Democrats characterized Bush’s foreign policy plans as mirroring that of George W. Bush, who launched the war in Iraq that became deeply unpopular. The Democratic National Committee said in a statement that Bush was relying on advisers who “were the architects of George W. Bush’s cowboy foreign policy agenda that damaged the country’s reputation abroad.”
Democrats accuse George W. Bush of giving rise to the current turmoil in the region with the 2003 U.S.-led invasion of Iraq over weapons of mass destruction that were never found. The Bush administration said the war was justified by the available intelligence and the security threat that Iraq posed.
Jeb Bush, a former Florida governor, faces a unique foreign policy challenge among Republican candidates. He needs to quickly build up foreign policy credibility and show how he would be more assertive abroad, while avoiding getting entangled in the presidential legacies of his father and brother.
His speech on Wednesday offered a vision of a more robust U.S. foreign policy as he insisted: “I’m my own man.” But he stopped short of offering specifics on how to do it.
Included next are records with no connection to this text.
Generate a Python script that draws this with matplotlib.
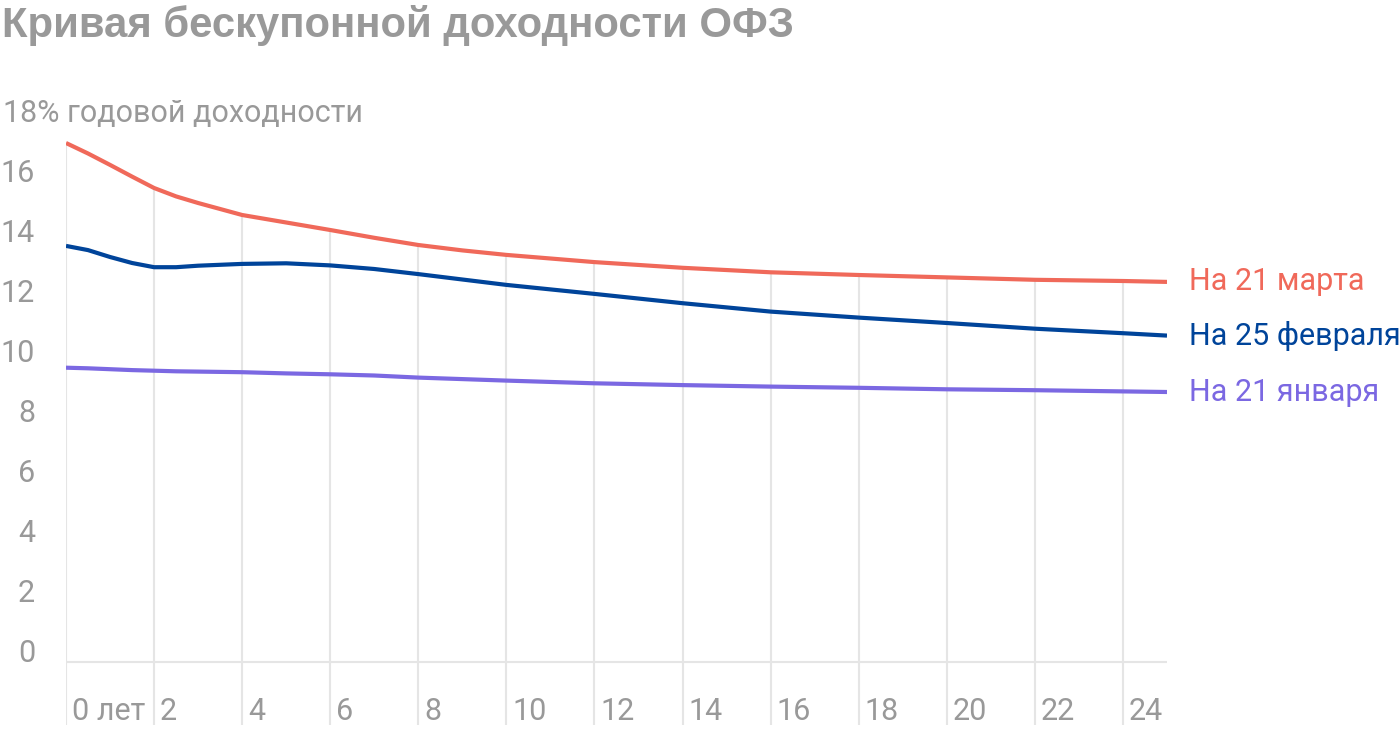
import matplotlib.pyplot as plt
import numpy as np

# data (years to maturity, % yield)
years = [0, 0.5, 1, 1.5, 2, 2.5, 3, 4, 5, 6, 7, 8, 9, 10, 12, 14, 16, 18, 20, 22, 24, 25]
mar21 = [17.3, 16.95, 16.57, 16.18, 15.8, 15.52, 15.3, 14.9, 14.65, 14.4, 14.14, 13.9,
         13.72, 13.57, 13.33, 13.14, 12.99, 12.9, 12.82, 12.74, 12.7, 12.67]
feb25 = [13.87, 13.73, 13.5, 13.3, 13.16, 13.16, 13.21, 13.27, 13.29, 13.22, 13.1, 12.93,
         12.75, 12.57, 12.27, 11.96, 11.68, 11.48, 11.3, 11.11, 10.96, 10.88]
jan21 = [9.81, 9.79, 9.76, 9.73, 9.71, 9.69, 9.68, 9.66, 9.62, 9.59, 9.55, 9.48,
         9.43, 9.38, 9.29, 9.23, 9.18, 9.14, 9.09, 9.06, 9.02, 9.0]

series_names = ["На 21 марта", "На 25 февраля", "На 21 января"]
series_colors = ["#f0695a", "#00449a", "#7b68e2"]

x_ticks = list(range(0, 25, 2))
x_labels = ["0 лет"] + [str(t) for t in x_ticks[1:]]
y_ticks = list(range(0, 17, 2))

GRAY = "#999999"
GRID = "#e5e5e5"
plt.rcParams["font.family"] = ["Roboto", "DejaVu Sans"]

W, H = 1400, 732
fig = plt.figure(figsize=(W / 100, H / 100), dpi=100)
# axes: x 0..25 -> px 66..1167, y -2.1..18 -> px 725..122
ax = fig.add_axes([66 / W, (H - 725) / H, (1167 - 66) / W, (725 - 122) / H])
ax.set_xlim(0, 25)
ax.set_ylim(-2.1, 18)
ax.axis("off")

# vertical grid, stopping at the top curve
tops = np.interp(x_ticks, years, mar21)
ax.vlines(x_ticks, -2.1, tops, color=GRID, lw=1.5, zorder=1)
ax.plot([0, 25], [0, 0], color=GRID, lw=1.5, zorder=1)

for vals, name, col in zip([mar21, feb25, jan21], series_names, series_colors):
    ax.plot(years, vals, color=col, lw=3, solid_capstyle="butt", zorder=3)
    ax.annotate(name, (years[-1], vals[-1]), xytext=(22, 0), textcoords="offset pixels",
                color=col, fontsize=22, va="center", ha="left", annotation_clip=False)

# y labels, baseline sitting on the value
ytr = ax.get_yaxis_transform()
for v in y_ticks:
    ax.text(-31 / 1101, v, str(v), transform=ytr, ha="right", va="baseline",
            color=GRAY, fontsize=22)
ax.text(-63 / 1101, 18, "18% годовой доходности", transform=ytr, ha="left",
        va="baseline", color=GRAY, fontsize=22)

for t, lab in zip(x_ticks, x_labels):
    ax.annotate(lab, (t, -1.93), xytext=(6, 0), textcoords="offset pixels",
                ha="left", va="baseline", color=GRAY, fontsize=22)

fig.text(2 / W, 1 - 37 / H, "Кривая бескупонной доходности ОФЗ",
         family=["Liberation Sans", "DejaVu Sans"], weight="bold",
         fontsize=30.2, color=GRAY, ha="left", va="baseline")

fig.savefig("out.png", dpi=100)
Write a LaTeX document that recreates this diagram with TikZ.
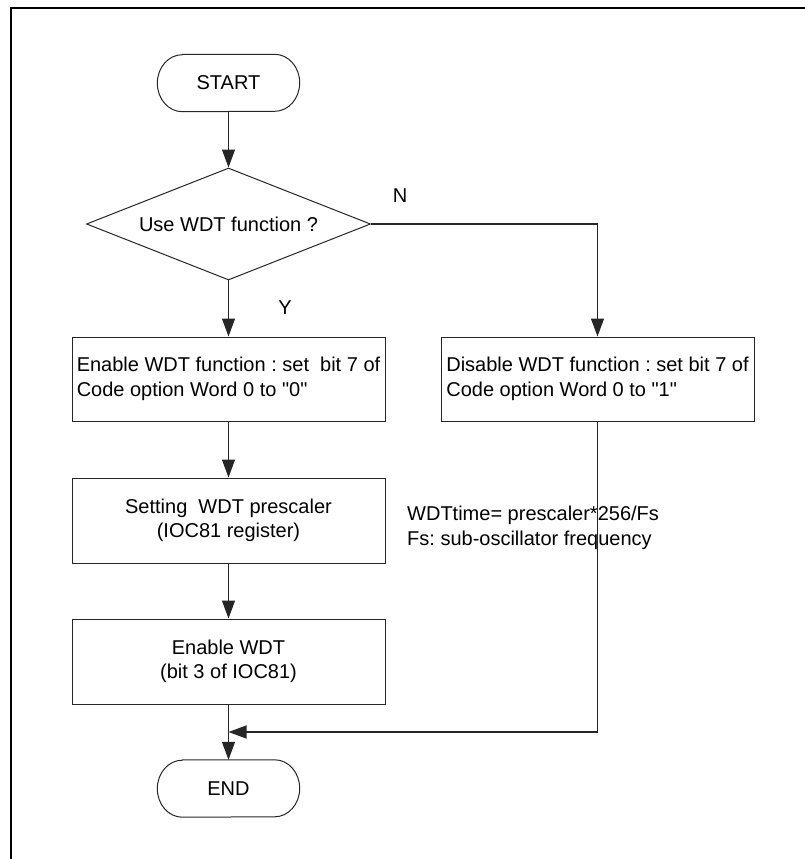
\documentclass[tikz,border=0pt]{standalone}
\usepackage{fontspec}
\setmainfont{Liberation Sans}
\usetikzlibrary{arrows.meta,shapes.geometric}
\frenchspacing
\newcommand{\qq}{\textquotedbl}
\newcommand{\termoutline}[1]{%
  \draw[line width=1pt,draw=black!85] ([xshift=25pt]#1.north west) -- ([xshift=-25pt]#1.north east)
    arc[start angle=90,end angle=-90,x radius=25pt,y radius=28.5pt]
    -- ([xshift=25pt]#1.south west)
    arc[start angle=270,end angle=90,x radius=25pt,y radius=28.5pt] -- cycle;}
\begin{document}
\begin{tikzpicture}[x=1pt,y=-1pt,
  every node/.style={font=\fontsize{20}{24.5}\selectfont},
  ln/.style={line width=1.2pt,draw=black!85},
  arr/.style={ln,-{Triangle[length=18pt,width=13pt]}},
  term/.style={rectangle,minimum width=142pt,minimum height=57pt,inner sep=0pt},
  dec/.style={diamond,draw=black!85,line width=1pt,minimum width=284pt,minimum height=112pt,shape aspect=2.536,inner sep=0pt},
  lbox/.style={rectangle,draw=black!85,line width=1pt,minimum width=313pt,minimum height=84pt,inner xsep=2pt,align=left},
  cbox/.style={rectangle,draw=black!85,line width=1pt,minimum width=313pt,minimum height=85pt,inner xsep=2pt,align=center},
  lbl/.style={inner sep=0pt}
]
\useasboundingbox (0,0) rectangle (805,859);
% frame (only top and left edges visible)
\draw[line width=2pt] (11,859) -- (11,7.8) -- (805,7.8);

\node[term] (start) at (228.5,83) {START};
\termoutline{start}
\node[dec] (d) at (228.5,224) {Use WDT function ?};
\node[lbox] (en) at (228.5,379) {Enable WDT function : set\ \ bit 7 of\\Code option Word 0 to \qq0\qq};
\node[lbox] (dis) at (597.5,379) {Disable WDT function : set bit 7 of\\Code option Word 0 to \qq1\qq};
\node[cbox] (pre) at (228.5,520.5) {Setting\ \ WDT prescaler\\(IOC81 register)};
\node[cbox] (ew) at (228.5,661.5) {Enable WDT\\(bit 3 of IOC81)};
\node[term] (end) at (228.5,788.5) {END};
\termoutline{end}

\node[lbl] (n) at (400,196) {N};
\node[lbl] (y) at (285,308) {Y};
\node[lbl,anchor=west,align=left] (note) at (407,528) {WDTtime= prescaler*256/Fs\\Fs: sub-oscillator frequency};

\coordinate (m) at (228.5,732);

\draw[arr] (start) -- (d);
\draw[arr] (d) -- (en);
\draw[arr] (d.east) -| (dis.north);
\draw[arr] (en) -- (pre);
\draw[arr] (pre) -- (ew);
\draw[arr] (ew) -- (end);
\draw[arr] (dis.south) |- (m);
\end{tikzpicture}
\end{document}
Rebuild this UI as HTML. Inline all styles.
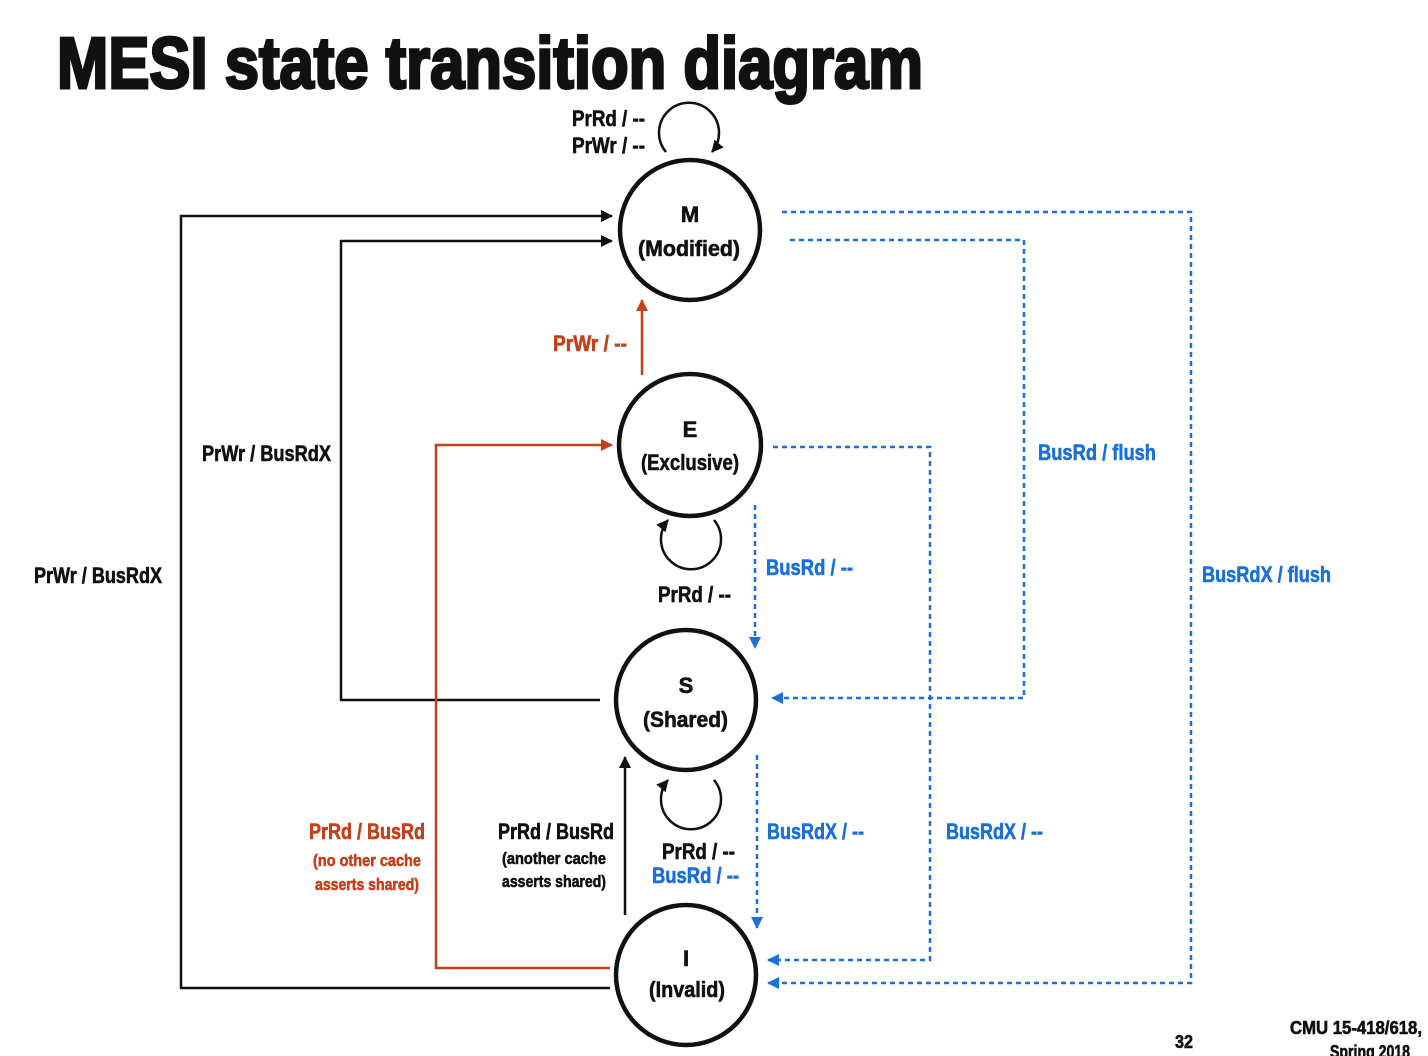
<!DOCTYPE html>
<html><head><meta charset="utf-8"><style>
html,body{margin:0;padding:0;background:#fff;width:1428px;height:1056px;overflow:hidden}
text{font-family:"Liberation Sans Narrow","Liberation Sans",sans-serif;font-weight:bold}
</style></head><body>
<svg width="1428" height="1056" viewBox="0 0 1428 1056" xmlns="http://www.w3.org/2000/svg">
<defs>
<marker id="ak" markerWidth="12" markerHeight="12" refX="11" refY="6" orient="auto" markerUnits="userSpaceOnUse"><path d="M0,0 L12,6 L0,12 z" fill="#111"/></marker>
<marker id="ar" markerWidth="12" markerHeight="12" refX="11" refY="6" orient="auto" markerUnits="userSpaceOnUse"><path d="M0,0 L12,6 L0,12 z" fill="#c4401a"/></marker>
<marker id="ab" markerWidth="12" markerHeight="12" refX="11" refY="6" orient="auto" markerUnits="userSpaceOnUse"><path d="M0,0 L12,6 L0,12 z" fill="#1a6fd8"/></marker>
</defs>
<text x="57" y="88" font-size="72" textLength="866" lengthAdjust="spacingAndGlyphs" fill="#111" stroke="#111" stroke-width="3">MESI state transition diagram</text>

<g fill="none" stroke="#111" stroke-width="4.5">
<circle cx="690" cy="230" r="70"/>
<circle cx="690" cy="445" r="71"/>
<circle cx="686" cy="700" r="70"/>
<circle cx="686" cy="975" r="70"/>
</g>

<g fill="none" stroke="#111" stroke-width="2.5">
<polyline points="610,988 181,988 181,216 612,216" marker-end="url(#ak)"/>
<polyline points="600,700 341,700 341,241 612,241" marker-end="url(#ak)"/>
<line x1="625" y1="915" x2="625" y2="757" marker-end="url(#ak)"/>
<path d="M666,152 A30,30 0 1 1 712,152" marker-end="url(#ak)"/>
<path d="M714,520 A30,30 0 1 1 668,520" marker-end="url(#ak)"/>
<path d="M714,780 A30,30 0 1 1 668,780" marker-end="url(#ak)"/>
</g>

<g fill="none" stroke="#c4401a" stroke-width="2.5">
<polyline points="610,968 436,968 436,445 612,445" marker-end="url(#ar)"/>
<line x1="642" y1="375" x2="642" y2="300" marker-end="url(#ar)"/>
</g>

<g fill="none" stroke="#1a6fd8" stroke-width="2.5" stroke-dasharray="5,4">
<polyline points="782,212 1191,212 1191,983 768,983" marker-end="url(#ab)"/>
<polyline points="790,240 1024,240 1024,698 772,698" marker-end="url(#ab)"/>
<polyline points="773,447 930,447 930,960 768,960" marker-end="url(#ab)"/>
<line x1="755" y1="505" x2="755" y2="648" marker-end="url(#ab)"/>
<line x1="757" y1="755" x2="757" y2="928" marker-end="url(#ab)"/>
</g>

<g font-size="22" fill="#111" stroke="#111" stroke-width="0.6">
<text x="572" y="126" textLength="73" lengthAdjust="spacingAndGlyphs">PrRd / --</text>
<text x="572" y="153" textLength="73" lengthAdjust="spacingAndGlyphs">PrWr / --</text>
<text x="690" y="222" text-anchor="middle">M</text>
<text x="638" y="256" textLength="102" lengthAdjust="spacingAndGlyphs">(Modified)</text>
<text x="690" y="437" text-anchor="middle">E</text>
<text x="641" y="470" textLength="98" lengthAdjust="spacingAndGlyphs">(Exclusive)</text>
<text x="202" y="461" textLength="129" lengthAdjust="spacingAndGlyphs">PrWr / BusRdX</text>
<text x="34" y="583" textLength="128" lengthAdjust="spacingAndGlyphs">PrWr / BusRdX</text>
<text x="658" y="602" textLength="73" lengthAdjust="spacingAndGlyphs">PrRd / --</text>
<text x="686" y="693" text-anchor="middle">S</text>
<text x="643" y="727" textLength="85" lengthAdjust="spacingAndGlyphs">(Shared)</text>
<text x="498" y="839" textLength="116" lengthAdjust="spacingAndGlyphs">PrRd / BusRd</text>
<text x="502" y="864" font-size="17" textLength="104" lengthAdjust="spacingAndGlyphs">(another cache</text>
<text x="502" y="887" font-size="17" textLength="104" lengthAdjust="spacingAndGlyphs">asserts shared)</text>
<text x="662" y="859" textLength="73" lengthAdjust="spacingAndGlyphs">PrRd / --</text>
<text x="686" y="966" text-anchor="middle">I</text>
<text x="649" y="997" textLength="76" lengthAdjust="spacingAndGlyphs">(Invalid)</text>
<text x="1175" y="1048" font-size="18" textLength="18" lengthAdjust="spacingAndGlyphs">32</text>
<text x="1290" y="1034" font-size="18" textLength="132" lengthAdjust="spacingAndGlyphs">CMU 15-418/618,</text>
<text x="1330" y="1058" font-size="18" textLength="80" lengthAdjust="spacingAndGlyphs">Spring 2018</text>
</g>

<g font-size="22" fill="#c4401a" stroke="#c4401a" stroke-width="0.6">
<text x="553" y="351" textLength="74" lengthAdjust="spacingAndGlyphs">PrWr / --</text>
<text x="309" y="839" textLength="116" lengthAdjust="spacingAndGlyphs">PrRd / BusRd</text>
<text x="313" y="866" font-size="17" textLength="108" lengthAdjust="spacingAndGlyphs">(no other cache</text>
<text x="315" y="890" font-size="17" textLength="104" lengthAdjust="spacingAndGlyphs">asserts shared)</text>
</g>

<g font-size="22" fill="#1a6fd8" stroke="#1a6fd8" stroke-width="0.6">
<text x="1038" y="460" textLength="118" lengthAdjust="spacingAndGlyphs">BusRd / flush</text>
<text x="1202" y="582" textLength="129" lengthAdjust="spacingAndGlyphs">BusRdX / flush</text>
<text x="766" y="575" textLength="87" lengthAdjust="spacingAndGlyphs">BusRd / --</text>
<text x="767" y="839" textLength="97" lengthAdjust="spacingAndGlyphs">BusRdX / --</text>
<text x="946" y="839" textLength="97" lengthAdjust="spacingAndGlyphs">BusRdX / --</text>
<text x="652" y="883" textLength="87" lengthAdjust="spacingAndGlyphs">BusRd / --</text>
</g>
</svg>
</body></html>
One of his advisers, Otto Reich, a former assistant secretary of state and U.S. ambassador to Venezuela, stressed the nascent nature of Bush’s national security team, saying the group had not met to plan strategy.
“It’s very early,” he said. Bush “just reached out to a few people that he’s known for a while.”
Also present in the team are two former CIA directors: Porter Goss and Michael Hayden. Hayden, a retired general and former National Security Agency director, has vigorously defended torturelike interrogation techniques used on detainees after the Sept. 11, 2001 terrorist attacks.
This suggests Jeb Bush is “not someone who’s going to try to uncover problems and abuses of the CIA, or limit its power really,” said James Mann, author of books on both the Obama and George W. Bush foreign policy teams.
Jeb Bush’s advisers include two former officials focused on Latin America, Reich and Roger Noriega, who are on record strongly opposing Obama’s diplomatic opening to Cuba. Bush himself harshly criticized the policy on Wednesday.
Feaver stressed that any presidential candidate compiles three lists of national security advisers: one of veteran officials who can provide “wise counsel,” a second larger “army” of individuals who act as proxies and prepare decision papers on specific issues, and an inner circle of decision-makers.
“What was released today was that first list, not the other two lists,” he said.